編集E 主人公が話の中心にいないのも、ちょっと気になりました。現状では、ただの語り手になってしまっていますね。

編集B 成長しているのは小杉さんですね。小杉さんが自分の胸に夢を問い直して、行動して、ラストで見事に夢を叶えている。

編集C 主人公はそれを脇で見ているだけで、特に前には進んでいないです。

編集A まあこういう話も、アリはアリなんじゃないでしょうか。現実生活にストレスを抱えている人が読んだら、癒される物語だと思います。

編集C 個人的には、物語としてちょっと薄いかなと思います。出来・不出来の問題ではないんだけれど、いまいち決め手に欠ける感じはあります。
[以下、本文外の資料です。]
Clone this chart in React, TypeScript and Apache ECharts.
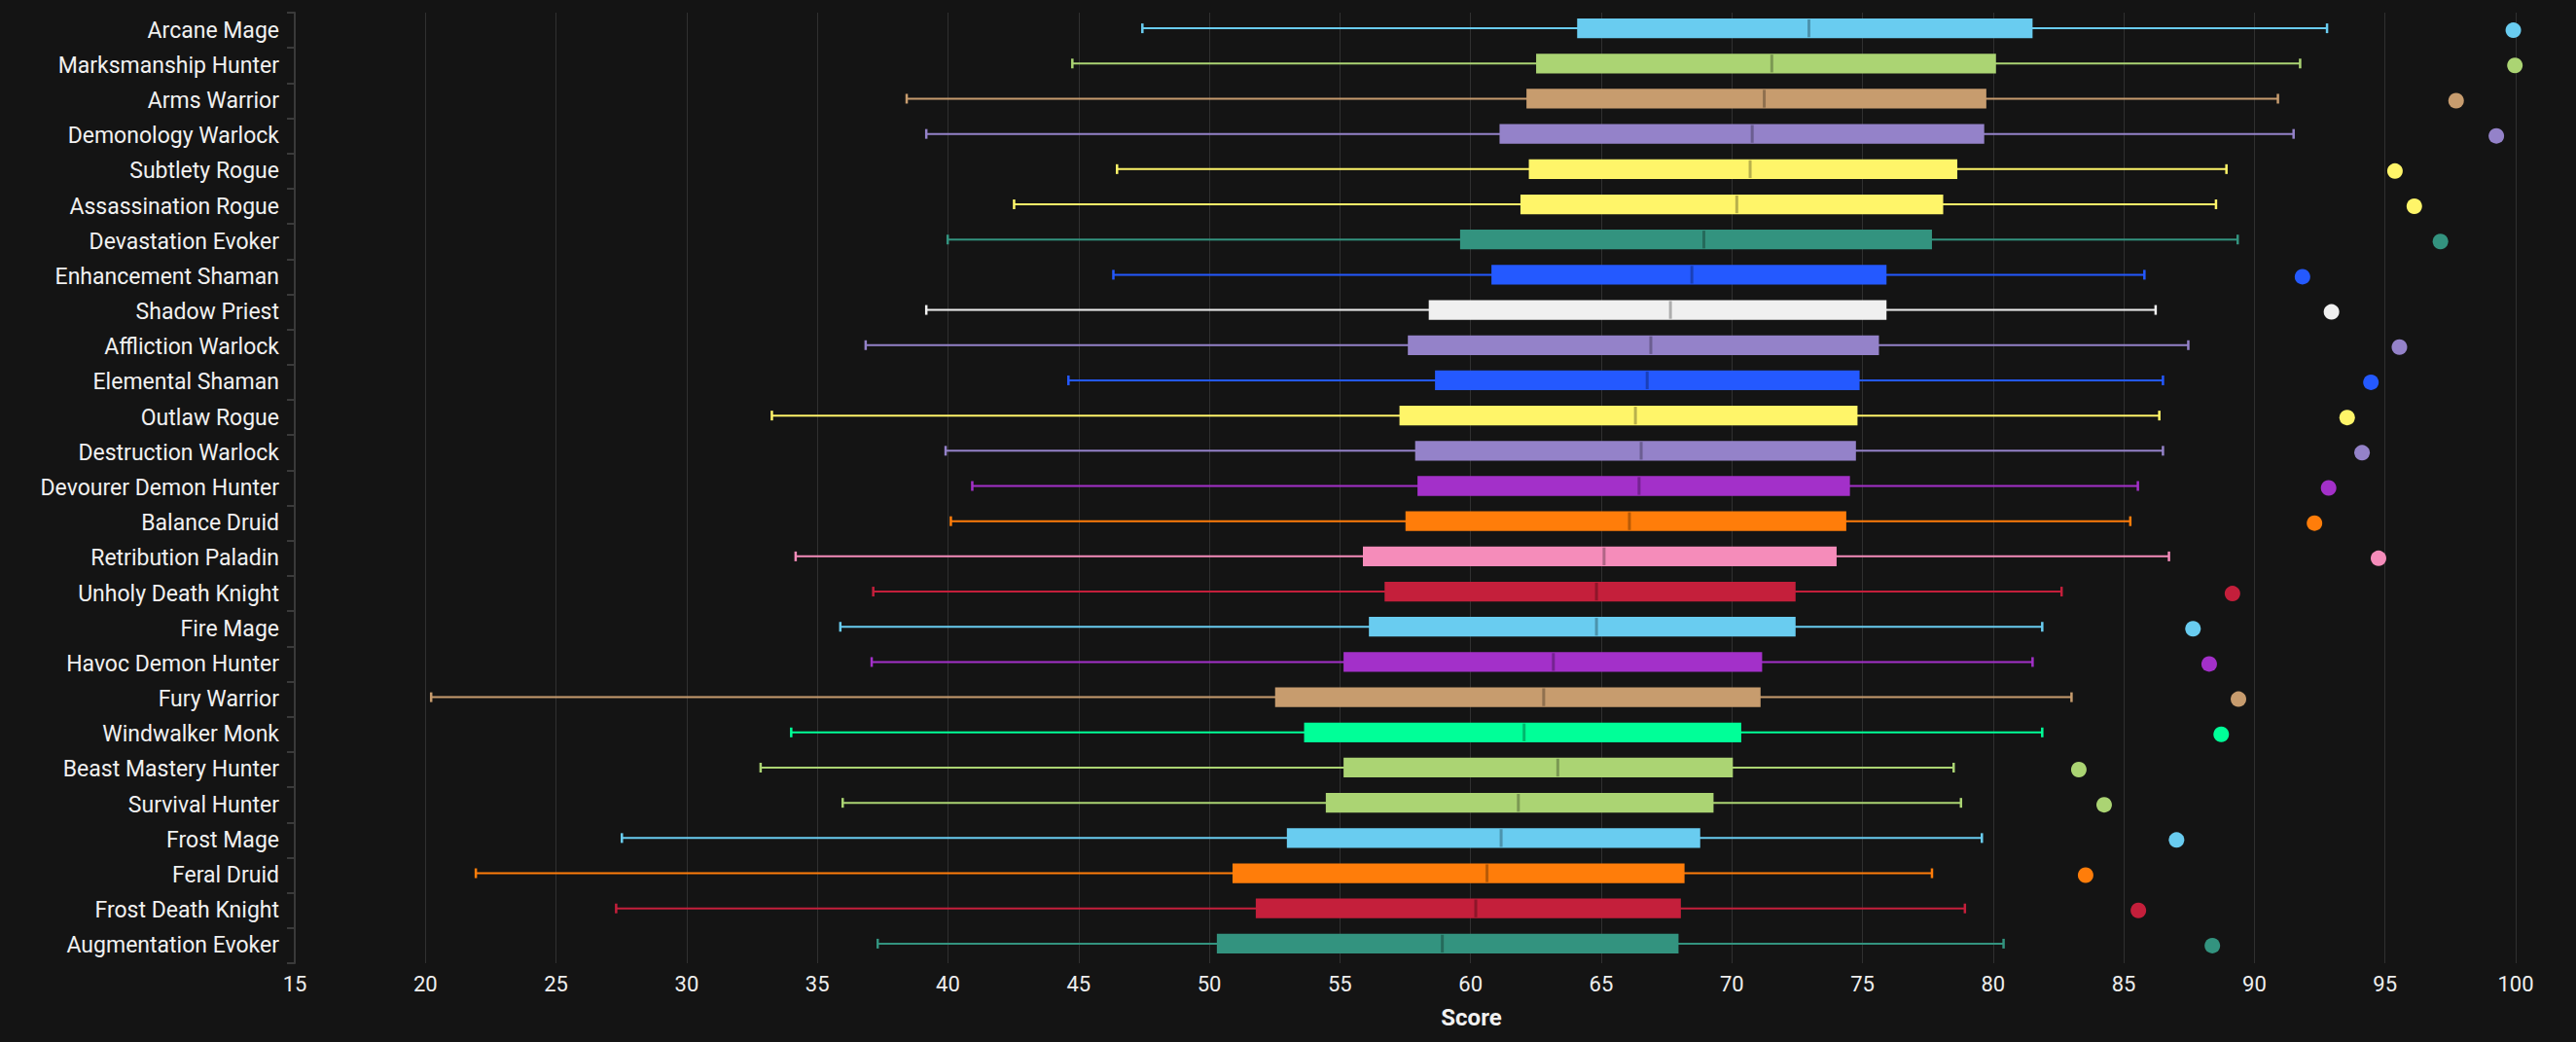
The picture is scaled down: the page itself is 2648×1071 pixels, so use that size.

青木 いわゆる「パンチが足りない」ということですよね。それはわかります。この話を、芯のある小説っぽく書き直すことは、可能は可能です。主人公を、現代に生きる28歳の女性として、その悩みとともに描き、夢の中で小杉さんに出会うことによって、癒しを得たり、何らかの問題が解決に向かうような展開にする。そういう最終的な帰結があると、物語としての完成度は高くなります。ただ、それをやると、この作品が今持っている良さが消えてしまうと思います。

編集A これは、言ってみれば、MV(ミュージックビデオ)的作品ですよね。細部まで構築されてはいないけれど、なんとなくわかるし、そのなんとなく伝わってくるものがとても心地よい。その心地よさにこそ魅力があります。MVに対して、「細部の詰めが甘い」とか「ストーリーがない」なんて批判をしないのと同じで、この作品はもう、「こういうもの」として受け取ればよいのではないでしょうか。

青木 楽しく心地よく読めますよね。私も、これはこれでいいように思います。ただ、もし今後長編を書くのであれば、その際は、キャラクターにしっかりと肉付けすることが必要になってくると思います。

編集A 「MV的なもの」ではなく「小説」を書こうとするなら、キャラもストーリーももっと練り上げが必要だし、登場人物の気持ちの変化や人間的成長などを描くことも避けて通れないと思います。

青木 この作者の持っている世界観みたいなものはとても魅力的なので、それは生かしつつ、キャラクターとストーリーに厚みを持たせてほしいですね。そうすれば、小説作品としての完成度が高まると思います。

編集B タイトルのつけ方も、できれば考え直してみてほしいです。読み終わった後も、なぜ「わたしは回転木馬」なのか、いまいちピンと来ませんでした。もっとぴったりなタイトルがあるはずだと思います。

編集A 作品の雰囲気は、本当に良かったと思います。今後もぜひがんばってほしいですね。